Cougar hunt permits to be increased
This is an archived article that was published on sltrib.com in 2004, and information in the article may be outdated. It is provided only for personal research purposes and may not be reprinted.

So far this year, cougars have parked themselves in a Sandy garage, gotten a bird's-eye view of hikers from a City Creek Canyon tree and won a fatal interspecies battle royale with a Holladay dog.

The frisky felines will have to watch their backs a little more closely, though, after the Utah Wildlife Board approved a plan Thursday that will increase the number of cougar-hunting permits for the upcoming season.

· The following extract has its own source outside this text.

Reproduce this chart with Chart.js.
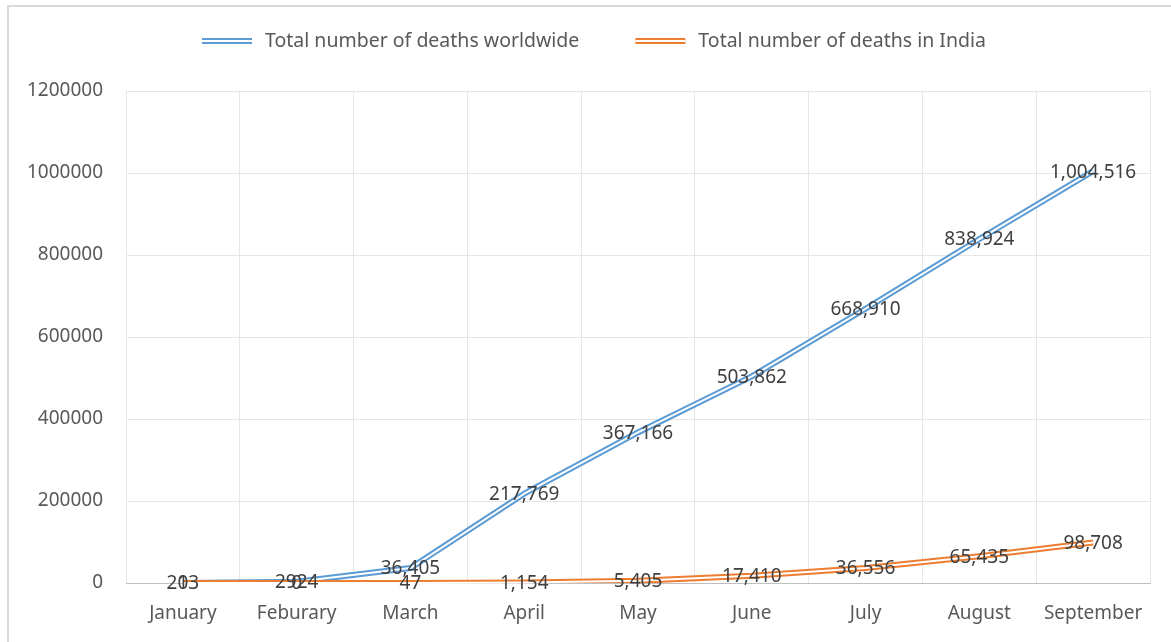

There will be 790 cougar permits available across the state this coming season, compared with 726 last season. Alan Clark, wildlife section chief for the Utah Division of Wildlife Resources, said the increase is due to more areas of cougar habitat now falling under the agency's Predator Management Plan, meaning more cougars will be killed to help dwindling deer herds the cats typically use for food.

The board's move to increase the permits came a couple hours after Utah State University's Michael Wolfe, a professor in the school's department of forest, range and wildlife sciences, presented a study on Utah's cougar population that, more than anything, indicated how difficult it is to know exactly how many of the cats make Utah home.

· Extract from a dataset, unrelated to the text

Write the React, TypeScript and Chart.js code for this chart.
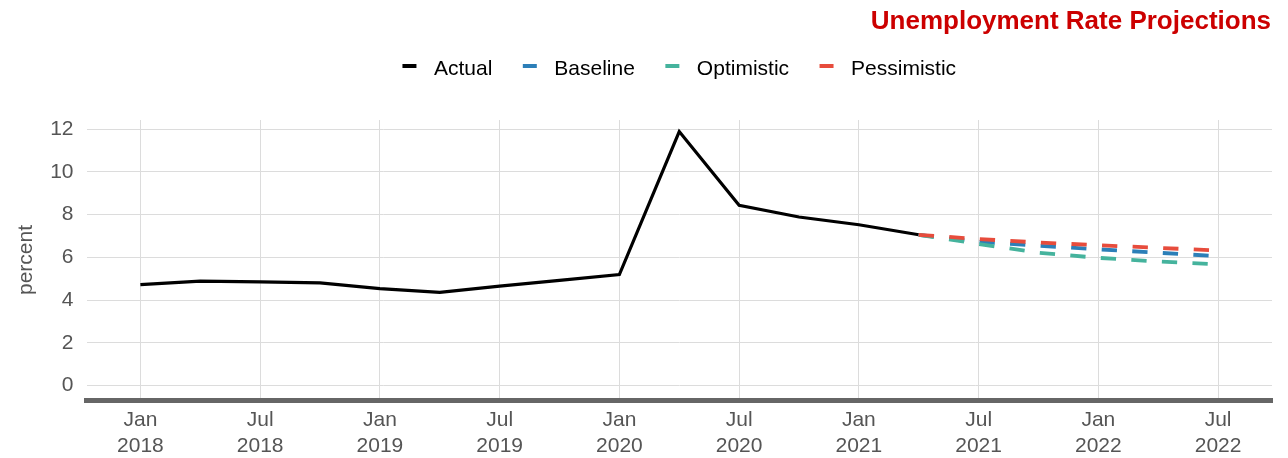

"There is no reliable method of telling you how many animals are out there on any large-scale, reliable basis," Wolfe told the board.

That uncertainty concerns some wildlife advocates, although there was little growling at the meeting as the board passed the increase in permits.

"The science on which cougar management is based . . . is about as slender and weak as it is in any area of wildlife management," said Kirk Robinson, executive director of the Salt Lake City-based Western Wildlife Conservancy. "It's just assumed that we have to manage cougars to protect deer herds."

Most of the hearing dealt with details regarding cougar-season start dates and differing types of permits, along with dwindling deer numbers that many blame, in part, on cougars.

"The drought has really impacted the deer herds here," said Nile Sorenson, wildlife manager for the DWR's Southern Region, in a statement released after the hearing. "We're not getting the annual growth on the plants the deer rely on in the winter, and we don't have the abundance of summer vegetation that many of the nursing does need to produce enough milk for their fawns. On top of that is predation by cougars."

There could be a bit less of that if the Utah Wildlife Board's increase in cougar permits pans out. Last season, hunters bagged 426 cougars in Utah, and they took 428 the year before.

The DWR is projecting that possibly 500 cougars will meet their demise this upcoming season.